How Northern Ireland MPs voted on damning report on Boris Johnson's partygate lies
MPs voted overwhelmingly to back a damning report that found Boris Johnson lied to Parliament with his partygate denials, as Rishi Sunak stayed away from proceedings.
Just seven MPs voted against the Privileges Committee's findings, in a humiliating defeat for the former prime minister less than a year after he left No 10.
With 354 votes in favour, MPs endorsed sanctions against Mr Johnson recommended by the committee, including banning him from having a pass to access Parliament, which is usually available to former MPs.
SDLP MPs Colum Eastwood and Claire Hanna, along with Alliance Party MP Stephen Farry, voted in favour of the reports findings.
Meanwhile, all eight DUP MPs abstained. The party has been asked for a comment.

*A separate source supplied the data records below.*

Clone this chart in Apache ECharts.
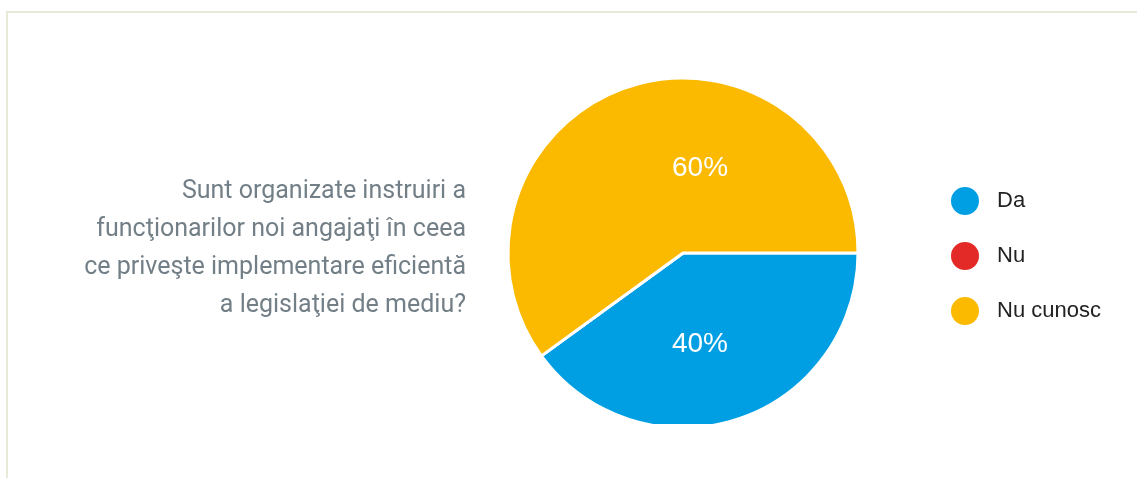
<!DOCTYPE html>
<html>
<head>
<meta charset="utf-8">
<script src="https://cdn.jsdelivr.net/npm/echarts@6/dist/echarts.min.js"></script>
<style>
  html, body { margin: 0; padding: 0; background: #fff; }
  #wrap { position: relative; width: 1137px; height: 478px; overflow: hidden; }
  #frame {
    position: absolute; left: 6px; top: 11px; width: 1200px; height: 500px;
    border-left: 2px solid #e8ead8; border-top: 2px solid #e8ead8;
    pointer-events: none;
  }
  #chart { position: absolute; left: 0; top: 0; width: 1137px; height: 424px; }
</style>
</head>
<body>
<div id="wrap">
  <div id="frame"></div>
  <div id="chart"></div>
</div>
<script>
// date din sondaj
const categories = ['Da', 'Nu', 'Nu cunosc']
const values = [40, 0, 60]
const colors = ['#009fe3', '#e42a26', '#fbb900']
const question = 'Sunt organizate instruiri a\nfuncţionarilor noi angajaţi în ceea\nce priveşte implementare eficientă\na legislaţiei de mediu?'

// mutare mica a etichetelor ca in original
const labelShift = [[-11, 5], [0, 0], [45, 1]]

const chart = echarts.init(document.getElementById('chart'))

chart.setOption({
  animation: false,
  title: {
    text: question,
    left: 461,
    top: 168,
    textAlign: 'right',
    textStyle: {
      fontFamily: 'Roboto',
      fontWeight: 400,
      fontSize: 25,
      lineHeight: 38,
      color: '#737f87'
    }
  },
  legend: {
    orient: 'vertical',
    left: 944,
    top: 180,
    itemWidth: 30,
    itemHeight: 30,
    itemGap: 23,
    icon: 'circle',
    data: categories,
    textStyle: {
      fontFamily: 'Liberation Sans',
      fontSize: 22,
      color: '#222',
      padding: [0, 0, 0, 12]
    }
  },
  series: [{
    type: 'pie',
    center: [683, 253],
    radius: 175,
    startAngle: 0,
    clockwise: true,
    itemStyle: { borderColor: '#fff', borderWidth: 3 },
    label: {
      show: true,
      position: 'inside',
      fontFamily: 'Liberation Sans',
      fontSize: 28,
      color: '#fff',
      formatter: (p) => p.value ? Math.round(p.percent) + '%' : ''
    },
    labelLine: { show: false },
    emphasis: { disabled: true },
    labelLayout: (p) => ({ dx: labelShift[p.dataIndex][0], dy: labelShift[p.dataIndex][1] }),
    data: categories.map((name, i) => ({
      name: name,
      value: values[i],
      itemStyle: { color: colors[i] }
    }))
  }]
})
</script>
</body>
</html>
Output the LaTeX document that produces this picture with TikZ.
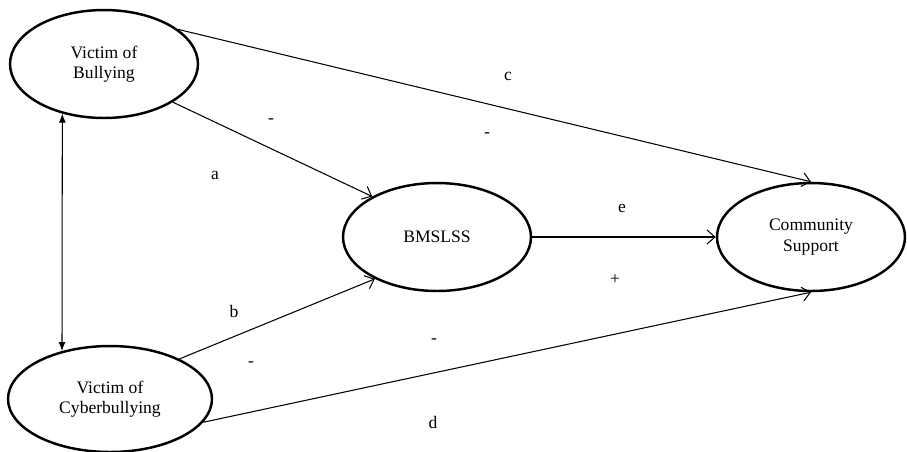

Sinn Féin MPs also abstained, however, they do not take their seats.
The Tory-majority panel also concluded that Mr Johnson should have faced a 90-day suspension for misleading the House when he told the Commons that Covid rules were obeyed in No 10 despite parties taking place.
Branding him the first former prime minister to have lied to the Commons, the Privileges Committee found Mr Johnson committed "repeated contempts" of Parliament by deliberately misleading MPs over lockdown-busting parties before being complicit in a campaign of abuse and intimidation.
The ex-premier had urged his allies not to oppose the report, arguing that the sanctions had no practical effect, although critics said it was a move designed to avoid revealing the low level of remaining support for him among Tory MPs.
The vote followed several hours of debate, during which Tory and opposition MPs delivered a series of blistering speeches in which Mr Johnson was criticised as a "man child who won't see that he only has himself to blame" and defended as "a human too".